The use of random_state is explained pretty well in the post I commented.
As for this specific case of TSNE, random_state is used to seed the cost_function of the algorithm.
As documented:
method : string (default: ‘barnes_hut’)
By default the gradient calculation algorithm uses Barnes-Hut
approximation running in O(NlogN) time
Also, search the term "random" in the paper you cited. The first line is
The gradient descent is initialized by sampling map points randomly
from an isotropic Gaussian with small variance that is centered around
the origin.
Also other locations of word "random" clarifies that there is randomness is choosing the starting landmark points, and hence can affect the local minima of function.
This randomness is represented by a pseudorandom number generator, which is seeded by random_state
parameter.
Explanation:
Some algorithms use the random numbers in initialization of certain parameters, such as weights for optimizing, splitting of data randomly into train and test, choosing some features etc.

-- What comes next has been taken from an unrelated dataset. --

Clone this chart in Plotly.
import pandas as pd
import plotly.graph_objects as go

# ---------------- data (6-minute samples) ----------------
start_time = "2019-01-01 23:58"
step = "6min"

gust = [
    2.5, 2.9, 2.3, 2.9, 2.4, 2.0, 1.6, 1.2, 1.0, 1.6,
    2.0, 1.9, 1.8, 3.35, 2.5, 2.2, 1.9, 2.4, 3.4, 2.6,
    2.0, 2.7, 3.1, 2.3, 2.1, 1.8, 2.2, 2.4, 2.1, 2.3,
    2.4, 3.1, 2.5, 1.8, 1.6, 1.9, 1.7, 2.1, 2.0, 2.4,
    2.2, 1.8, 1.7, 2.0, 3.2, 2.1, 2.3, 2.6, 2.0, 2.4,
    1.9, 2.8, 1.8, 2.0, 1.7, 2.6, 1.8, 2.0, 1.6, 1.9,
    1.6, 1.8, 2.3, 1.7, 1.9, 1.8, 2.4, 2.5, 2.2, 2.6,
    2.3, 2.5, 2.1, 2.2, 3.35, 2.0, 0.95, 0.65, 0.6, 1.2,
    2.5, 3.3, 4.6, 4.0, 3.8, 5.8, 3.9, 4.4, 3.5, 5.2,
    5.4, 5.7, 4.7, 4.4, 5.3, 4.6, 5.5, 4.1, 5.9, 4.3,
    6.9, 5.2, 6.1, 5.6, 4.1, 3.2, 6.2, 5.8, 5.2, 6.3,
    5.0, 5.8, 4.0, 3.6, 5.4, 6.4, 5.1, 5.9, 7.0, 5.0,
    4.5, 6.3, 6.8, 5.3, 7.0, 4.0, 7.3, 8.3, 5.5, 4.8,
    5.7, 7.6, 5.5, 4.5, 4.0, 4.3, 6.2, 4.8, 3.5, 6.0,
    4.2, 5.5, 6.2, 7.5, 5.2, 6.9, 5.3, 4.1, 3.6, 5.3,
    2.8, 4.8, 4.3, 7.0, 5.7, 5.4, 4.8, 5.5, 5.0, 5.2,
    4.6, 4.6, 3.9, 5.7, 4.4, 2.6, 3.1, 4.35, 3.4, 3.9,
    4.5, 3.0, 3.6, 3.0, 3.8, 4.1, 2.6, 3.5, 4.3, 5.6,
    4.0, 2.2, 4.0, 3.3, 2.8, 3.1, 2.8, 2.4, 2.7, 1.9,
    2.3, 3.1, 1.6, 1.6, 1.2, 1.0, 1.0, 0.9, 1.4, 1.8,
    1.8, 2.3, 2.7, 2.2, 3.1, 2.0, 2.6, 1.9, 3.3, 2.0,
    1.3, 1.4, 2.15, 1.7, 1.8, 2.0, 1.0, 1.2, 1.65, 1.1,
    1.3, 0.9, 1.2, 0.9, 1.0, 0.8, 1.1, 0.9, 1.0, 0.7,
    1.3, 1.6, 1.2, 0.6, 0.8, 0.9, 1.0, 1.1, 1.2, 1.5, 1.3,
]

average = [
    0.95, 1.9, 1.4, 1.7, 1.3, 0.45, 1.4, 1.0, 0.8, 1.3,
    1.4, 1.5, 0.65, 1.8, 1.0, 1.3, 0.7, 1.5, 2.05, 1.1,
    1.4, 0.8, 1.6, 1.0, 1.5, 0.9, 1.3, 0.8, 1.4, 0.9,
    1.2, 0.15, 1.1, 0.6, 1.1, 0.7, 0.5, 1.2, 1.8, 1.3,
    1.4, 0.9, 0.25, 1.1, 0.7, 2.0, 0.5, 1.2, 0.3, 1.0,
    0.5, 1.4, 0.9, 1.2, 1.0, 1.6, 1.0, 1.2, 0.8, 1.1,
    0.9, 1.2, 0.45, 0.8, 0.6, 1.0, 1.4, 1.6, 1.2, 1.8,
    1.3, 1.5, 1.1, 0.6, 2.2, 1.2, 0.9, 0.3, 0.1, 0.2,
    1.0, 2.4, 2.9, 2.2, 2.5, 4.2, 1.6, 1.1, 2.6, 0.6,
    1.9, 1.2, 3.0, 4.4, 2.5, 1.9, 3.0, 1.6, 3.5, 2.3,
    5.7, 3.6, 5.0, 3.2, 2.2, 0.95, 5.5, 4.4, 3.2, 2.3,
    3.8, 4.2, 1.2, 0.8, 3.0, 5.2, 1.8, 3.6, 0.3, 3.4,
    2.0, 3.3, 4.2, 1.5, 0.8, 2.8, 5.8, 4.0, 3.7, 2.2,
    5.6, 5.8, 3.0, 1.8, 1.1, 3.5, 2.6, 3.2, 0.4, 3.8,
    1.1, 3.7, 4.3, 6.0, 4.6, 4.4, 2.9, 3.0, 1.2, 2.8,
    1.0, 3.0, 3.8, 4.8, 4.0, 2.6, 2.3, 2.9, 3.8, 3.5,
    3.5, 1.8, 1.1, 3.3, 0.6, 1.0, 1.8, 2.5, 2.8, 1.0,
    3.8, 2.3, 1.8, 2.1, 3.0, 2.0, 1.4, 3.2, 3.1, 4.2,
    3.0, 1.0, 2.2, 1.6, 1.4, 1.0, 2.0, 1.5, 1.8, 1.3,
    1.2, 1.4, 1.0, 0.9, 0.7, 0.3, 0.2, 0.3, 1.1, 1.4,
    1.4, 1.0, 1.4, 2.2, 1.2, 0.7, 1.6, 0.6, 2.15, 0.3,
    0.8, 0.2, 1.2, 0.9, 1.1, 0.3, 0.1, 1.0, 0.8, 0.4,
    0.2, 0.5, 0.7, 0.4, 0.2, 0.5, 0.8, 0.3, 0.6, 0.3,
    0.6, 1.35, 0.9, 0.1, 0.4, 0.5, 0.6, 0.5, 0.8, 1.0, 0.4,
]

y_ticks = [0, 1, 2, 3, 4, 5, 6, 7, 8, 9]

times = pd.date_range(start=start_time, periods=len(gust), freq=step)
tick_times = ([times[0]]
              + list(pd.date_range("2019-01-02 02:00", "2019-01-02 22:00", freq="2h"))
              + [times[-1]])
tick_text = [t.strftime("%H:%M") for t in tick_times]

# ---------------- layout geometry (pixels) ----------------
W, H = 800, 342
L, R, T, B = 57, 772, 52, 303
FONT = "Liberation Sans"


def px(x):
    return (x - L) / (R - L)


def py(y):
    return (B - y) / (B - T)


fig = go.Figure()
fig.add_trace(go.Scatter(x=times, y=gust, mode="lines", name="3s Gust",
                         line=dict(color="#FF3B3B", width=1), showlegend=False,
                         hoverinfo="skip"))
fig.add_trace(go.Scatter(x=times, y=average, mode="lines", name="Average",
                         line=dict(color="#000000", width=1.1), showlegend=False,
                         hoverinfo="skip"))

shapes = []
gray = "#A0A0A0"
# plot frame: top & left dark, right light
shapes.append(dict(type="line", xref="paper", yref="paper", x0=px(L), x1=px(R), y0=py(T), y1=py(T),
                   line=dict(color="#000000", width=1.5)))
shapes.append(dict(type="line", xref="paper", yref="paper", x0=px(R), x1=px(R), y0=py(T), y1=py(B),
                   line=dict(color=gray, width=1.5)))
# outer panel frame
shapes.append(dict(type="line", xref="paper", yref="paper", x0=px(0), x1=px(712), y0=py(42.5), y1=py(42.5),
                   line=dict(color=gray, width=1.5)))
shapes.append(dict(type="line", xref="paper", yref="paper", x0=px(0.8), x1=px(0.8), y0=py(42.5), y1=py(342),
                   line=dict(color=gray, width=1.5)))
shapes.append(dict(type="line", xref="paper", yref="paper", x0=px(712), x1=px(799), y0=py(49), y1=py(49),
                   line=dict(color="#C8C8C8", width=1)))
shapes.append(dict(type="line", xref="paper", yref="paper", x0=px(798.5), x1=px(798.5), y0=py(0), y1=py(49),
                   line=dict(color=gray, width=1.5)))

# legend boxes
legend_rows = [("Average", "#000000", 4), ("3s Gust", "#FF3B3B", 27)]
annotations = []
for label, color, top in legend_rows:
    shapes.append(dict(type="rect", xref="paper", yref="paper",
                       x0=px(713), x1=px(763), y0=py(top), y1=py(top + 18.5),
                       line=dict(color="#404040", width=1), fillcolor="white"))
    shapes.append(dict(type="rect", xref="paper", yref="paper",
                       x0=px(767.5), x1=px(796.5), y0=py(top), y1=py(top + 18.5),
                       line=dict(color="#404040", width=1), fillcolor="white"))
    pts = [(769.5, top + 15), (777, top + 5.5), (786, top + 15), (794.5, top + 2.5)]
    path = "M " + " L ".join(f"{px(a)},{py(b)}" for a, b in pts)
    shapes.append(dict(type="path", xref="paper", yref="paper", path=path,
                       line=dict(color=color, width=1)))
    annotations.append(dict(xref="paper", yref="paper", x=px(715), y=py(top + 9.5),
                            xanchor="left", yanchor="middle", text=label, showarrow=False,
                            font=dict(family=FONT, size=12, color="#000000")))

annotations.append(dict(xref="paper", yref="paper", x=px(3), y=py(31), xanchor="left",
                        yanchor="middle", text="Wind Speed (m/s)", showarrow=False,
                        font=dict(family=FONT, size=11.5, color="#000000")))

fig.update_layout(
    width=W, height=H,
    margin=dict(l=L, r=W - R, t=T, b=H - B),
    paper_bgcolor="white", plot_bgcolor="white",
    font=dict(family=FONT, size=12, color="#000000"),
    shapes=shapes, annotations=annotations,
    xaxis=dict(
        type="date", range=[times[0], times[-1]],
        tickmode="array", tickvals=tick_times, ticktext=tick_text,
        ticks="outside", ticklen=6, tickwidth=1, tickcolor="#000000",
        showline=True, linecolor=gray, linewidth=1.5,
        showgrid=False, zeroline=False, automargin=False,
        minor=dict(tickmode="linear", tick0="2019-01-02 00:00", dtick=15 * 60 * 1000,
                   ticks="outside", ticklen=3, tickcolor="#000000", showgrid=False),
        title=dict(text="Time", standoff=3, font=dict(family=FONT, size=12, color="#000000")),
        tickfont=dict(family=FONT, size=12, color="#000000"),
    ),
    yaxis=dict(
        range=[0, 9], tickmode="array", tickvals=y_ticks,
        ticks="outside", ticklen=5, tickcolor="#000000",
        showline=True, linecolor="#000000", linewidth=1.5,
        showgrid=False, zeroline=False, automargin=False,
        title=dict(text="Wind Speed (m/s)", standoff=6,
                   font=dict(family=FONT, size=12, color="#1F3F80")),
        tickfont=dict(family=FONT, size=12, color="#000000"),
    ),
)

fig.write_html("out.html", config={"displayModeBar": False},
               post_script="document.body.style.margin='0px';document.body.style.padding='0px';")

Now in programming and software in general, nothing is inherently truly random. To generate random numbers, a program is used. But since its a program with some fixed steps, it cannot be truly random. So its called pseudorandom generators. Now to output different sequence of numbers each time, they take an input according to which numbers are generated. Typically, this input is the current time in milliseconds (Epochs UTC). This input is called seed. Fixing the seed means to fix the output numbers.
random_state
is used as seed for pseudorandom number generator in scikit-learn to duplicate the behavior when such randomness is involved in algorithms. When a fixed random_state, it will produce exact same results in different runs of the program. So its easier to debug and identify problems, if any.
Without setting the random_state
, different seeds will be used each time that algorithm is run and you will get different results. It may happen that you may get very high scores first time and can never be able to achieve that again.
Now in machine learning, we want to replicate our steps exactly same as performed before, to analyse the results. Hence random_state
is fixed to some integer. Hope it helps.